I have represented the bar code in wood that has been eaten, eroded and weathered, suggesting that ultimately, all man-made systems will succumb to the forces of nature.
The first set of numbers: 27012009 - represents the date of this exhibition, and for this purpose represents the current - for it is now that we need to take heed urgently.
The second set of numbers: 18882 - is the metric version for 6 ft (six feet) - the depth which generally is considered for burial … signifying our ultimate end on earth. That the numbers constantly sway in the air is significant in that nothing in time “stands still”.

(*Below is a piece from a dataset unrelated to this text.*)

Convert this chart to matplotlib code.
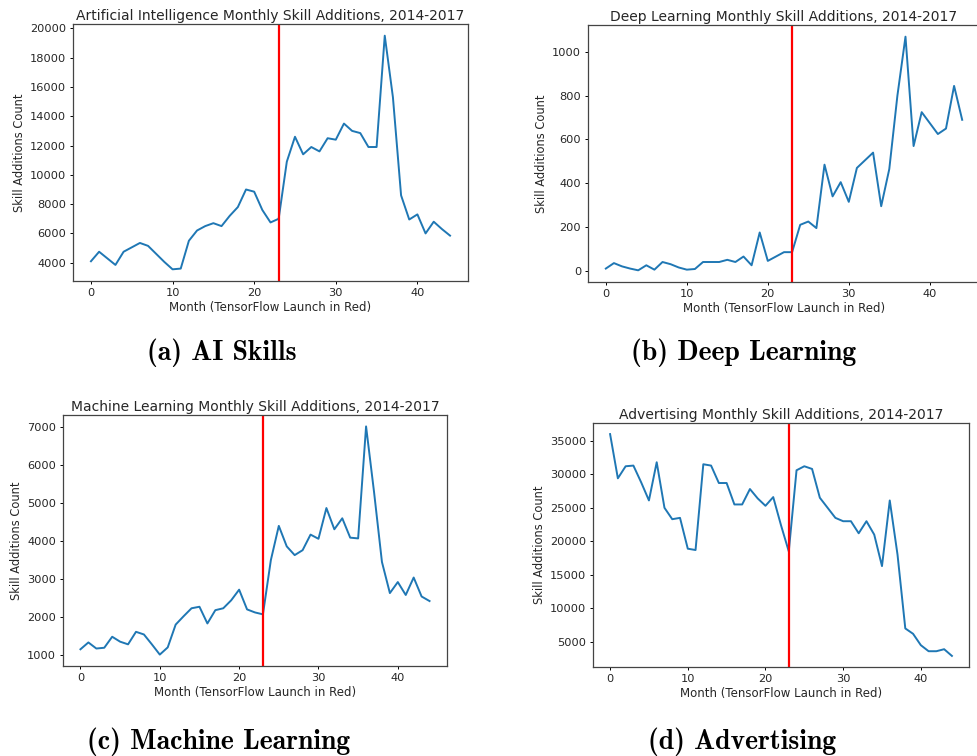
import matplotlib
matplotlib.use("Agg")
import matplotlib.pyplot as plt

# month index 0..44, TensorFlow launch at month 23
months = list(range(45))
LAUNCH = 23

ai_counts = [4100, 4750, 4300, 3850, 4750, 5050, 5350, 5150, 4600, 4050,
             3550, 3600, 5500, 6200, 6500, 6700, 6500, 7200, 7800, 9000,
             8850, 7600, 6750, 7000, 10900, 12600, 11400, 11900, 11600, 12500,
             12400, 13500, 13000, 12850, 11900, 11900, 19500, 15300, 8600, 6950,
             7300, 6000, 6800, 6300, 5850]

dl_counts = [10, 35, 20, 10, 2, 25, 5, 40, 30, 15,
             5, 8, 40, 40, 40, 50, 40, 65, 25, 175,
             45, 65, 85, 85, 210, 225, 195, 485, 340, 405,
             315, 470, 505, 540, 295, 465, 800, 1070, 570, 725,
             675, 625, 650, 845, 690]

ml_counts = [1150, 1330, 1170, 1190, 1480, 1350, 1280, 1610, 1540, 1280,
             1010, 1200, 1800, 2020, 2230, 2270, 1830, 2180, 2230, 2440,
             2720, 2200, 2120, 2070, 3500, 4400, 3860, 3630, 3760, 4170,
             4060, 4870, 4310, 4600, 4090, 4070, 7020, 5300, 3450, 2630,
             2920, 2580, 3040, 2540, 2420]

ad_counts = [36000, 29400, 31200, 31300, 28800, 26100, 31800, 25000, 23300, 23500,
             18900, 18700, 31500, 31300, 28700, 28700, 25500, 25500, 27800, 26400,
             25300, 26600, 22400, 18500, 30600, 31200, 30800, 26500, 25000, 23500,
             23000, 23000, 21200, 23000, 21000, 16300, 26100, 18000, 7000, 6200,
             4500, 3600, 3600, 3900, 2900]

titles = [
    "Artificial Intelligence Monthly Skill Additions, 2014-2017",
    "Deep Learning Monthly Skill Additions, 2014-2017",
    "Machine Learning Monthly Skill Additions, 2014-2017",
    "Advertising Monthly Skill Additions, 2014-2017",
]
captions = ["(a) AI Skills", "(b) Deep Learning",
            "(c) Machine Learning", "(d) Advertising"]
series = [ai_counts, dl_counts, ml_counts, ad_counts]

W, H = 977, 756
# axes boxes in pixels: left, top, right, bottom
boxes = [(73, 24, 468, 281), (588, 25, 980, 282),
         (63, 415, 447, 666), (593, 423, 969, 667)]
caption_pos = [(222, 353), (744, 353), (219, 742), (742, 742)]

TXT = "#262626"
plt.rcParams["font.family"] = "DejaVu Sans"

fig = plt.figure(figsize=(W / 100, H / 100), dpi=100)

for (l, t, r, b), title, counts in zip(boxes, titles, series):
    ax = fig.add_axes([l / W, 1 - b / H, (r - l) / W, (b - t) / H])
    ax.plot(months, counts, color="#1f77b4", linewidth=1.4)
    ax.axvline(LAUNCH, color="red", linewidth=1.6)
    ax.set_title(title, fontsize=10.0, color=TXT, pad=3)
    ax.set_xlabel("Month (TensorFlow Launch in Red)", fontsize=8.5, color=TXT, labelpad=2)
    ax.set_ylabel("Skill Additions Count", fontsize=8.3, color=TXT, labelpad=3)
    ax.set_xticks([0, 10, 20, 30, 40])
    ax.tick_params(labelsize=8.2, labelcolor=TXT, length=2.5, width=0.7, pad=2.5)
    for sp in ax.spines.values():
        sp.set_color("#444444")
        sp.set_linewidth(0.9)

for (cx, cy), cap in zip(caption_pos, captions):
    fig.text(cx / W, 1 - cy / H, cap, ha="center", va="center",
             fontsize=20, family="cmb10", color="black")

fig.savefig("out.png", dpi=100)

The ‘Green Bar Code’ system in South Africa used in our identity documents and the use of this in the title of the work is significant in suggesting that we as individuals all have a role to play in ensuring a greener environment. As in our identity number, there are also thirteen numbers in the work.
The red light has reference to a bar code being scanned or being ‘read’ and brings our attention to what the code is ‘telling us’. There is a ‘Red Alert’ from and for our ‘Green Planet’. The red electrical cord from the light also represents the blood veins of life.
The plant growing from out one of the pieces of wood suggests hope … and is significant in that it is growing from decay - new life created from the old (recycling), life ever striving and struggling to survive.
The images of people at the top of the bar code are from photographs that I have been taking of people in and around Durban for the past 13 months. The images are of people across all spectrums of life, going about their daily business; people that are in the system and responsible for it and seemingly unaware of the urgency and severity of the environmental crisis.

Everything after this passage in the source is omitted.